An extensive survey of assisted suicide in Switzerland between 2003 and 2008 has found that the most vulnerable people are women, people who live alone or people who are divorced. People who ask for assisted suicide tend to be wealthier and better educated.
The results have been published in the International Journal of Epidemiology. The authors, from the University of Bern, conclude that disadvantaged sectors of the Swiss population are not more vulnerable to assisted suicide, because relatively fewer low-income people take advantage of it. Their principal recommendation is that the government should require better statistics.
However, other interesting findings also emerge.

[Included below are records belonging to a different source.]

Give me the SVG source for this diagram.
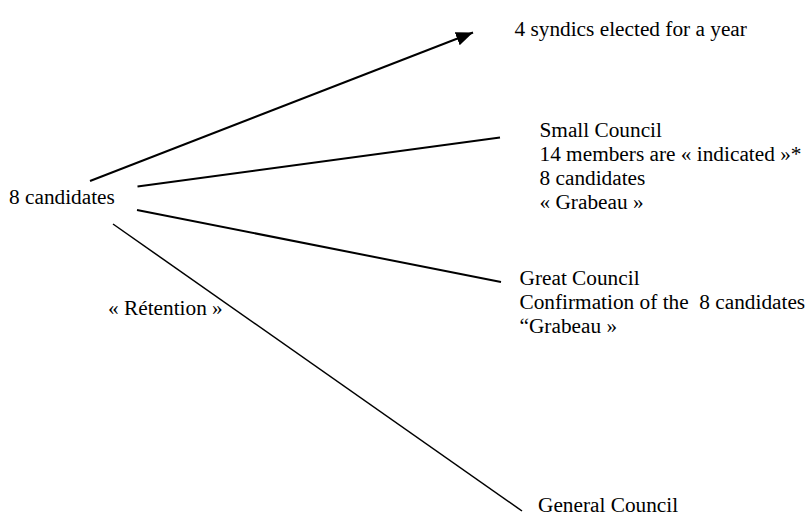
<svg xmlns="http://www.w3.org/2000/svg" width="807" height="516" viewBox="0 0 807 516">
<style>
.c{stroke:#000;stroke-width:2;fill:none}
.t{stroke-width:1.5}
</style>
<defs>
<marker id="ah" markerUnits="userSpaceOnUse" markerWidth="20" markerHeight="16" refX="17" refY="7" orient="auto">
<path d="M0,0 L17,7 L0,14 z" fill="#000"/>
</marker>
</defs>
<rect width="807" height="516" fill="#fff"/>
<g id="connectors">
<line class="c" x1="90" y1="181" x2="473" y2="32.5" marker-end="url(#ah)"/>
<line class="c" x1="137.5" y1="186.5" x2="500" y2="137.5"/>
<line class="c" x1="137" y1="210" x2="501" y2="282"/>
<line class="c t" x1="113" y1="224" x2="522" y2="511"/>
</g>
<g font-family="Liberation Serif, DejaVu Serif, serif" font-size="21.3" fill="#000">
<g id="n-source"><text x="9" y="203.5">8 candidates</text></g>
<g id="n-syndics"><text x="514.5" y="36">4 syndics elected for a year</text></g>
<g id="n-small">
<text x="539.5" y="137">Small Council</text>
<text x="539.5" y="161">14 members are « indicated »*</text>
<text x="539.5" y="185">8 candidates</text>
<text x="539.5" y="208.5">« Grabeau »</text>
</g>
<g id="n-great">
<text x="519.5" y="285">Great Council</text>
<text x="519.5" y="309" xml:space="preserve">Confirmation of the  8 candidates</text>
<text x="519.5" y="332.5">“Grabeau »</text>
</g>
<g id="n-retention"><text x="108" y="315">« Rétention »</text></g>
<g id="n-general"><text x="538" y="512">General Council</text></g>
</g>
</svg>
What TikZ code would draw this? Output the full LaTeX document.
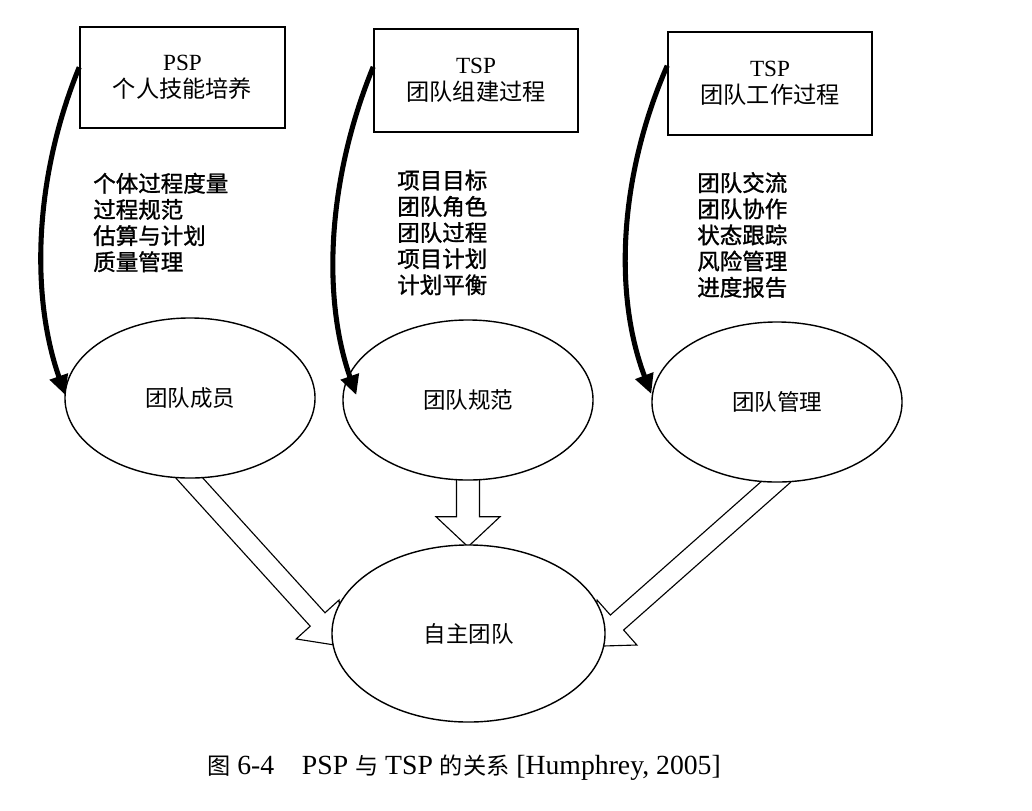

* Fewer people with a religious affiliation, especially to the Catholic Church, seek assisted suicide. “The association with religion may reflect greater social integration among the religious as well as social norms and dogma,” they say.
* The existence of right-to-die associations might possibly be increasing demand for suicide. Although one-third of doctors said that they had been confronted with a request for suicide, only 6% of then actually participated without the involvement of a right-to-die association.
* The right-to-die associations are not following the law, but the authorities do not seem to be reacting. “In a substantial minority of death certificates (16%), no underlying cause of death was recorded, despite the fact that only those who suffer from an incurable illness, intolerable suffering or a severe disability are eligible for assistance by the associations.”
* The authors believe that their data may disprove the danger of a “slippery slope” because lower socio-economic groups are less vulnerable than the wealthier and better educated. However, if the time frame encompasses the 1918 law on assisted suicide, the “slippery slope” seems more plausible.
Nowadays, Swiss assisted suicide is “marketed” as a remedy for an unendurable disability and an alternative to the pain of terminal illness. However, that is not why the legislators of 1918 proposed it and the legislators of 1937 approved it. They removed penalties for assisting a suicide if the motivation were altruistic. But, surprisingly for our generation, health was not a consideration. Legalised assisted suicide was for people suffering the pain of wounded honour or disappointed love.
But in 1982 two non-profit associations, one for French speakers, Exit Suisse Romande, and one for German speakers, Exit Deutsche Schweiz, were formed to help their members die. These were followed by EX International in 1996, which helps foreigners, and Dignitas in 1998, which helps both Swiss and foreigners. What began as a policy in the spirit of The Sorrows of Young Werther ended up as industrial death.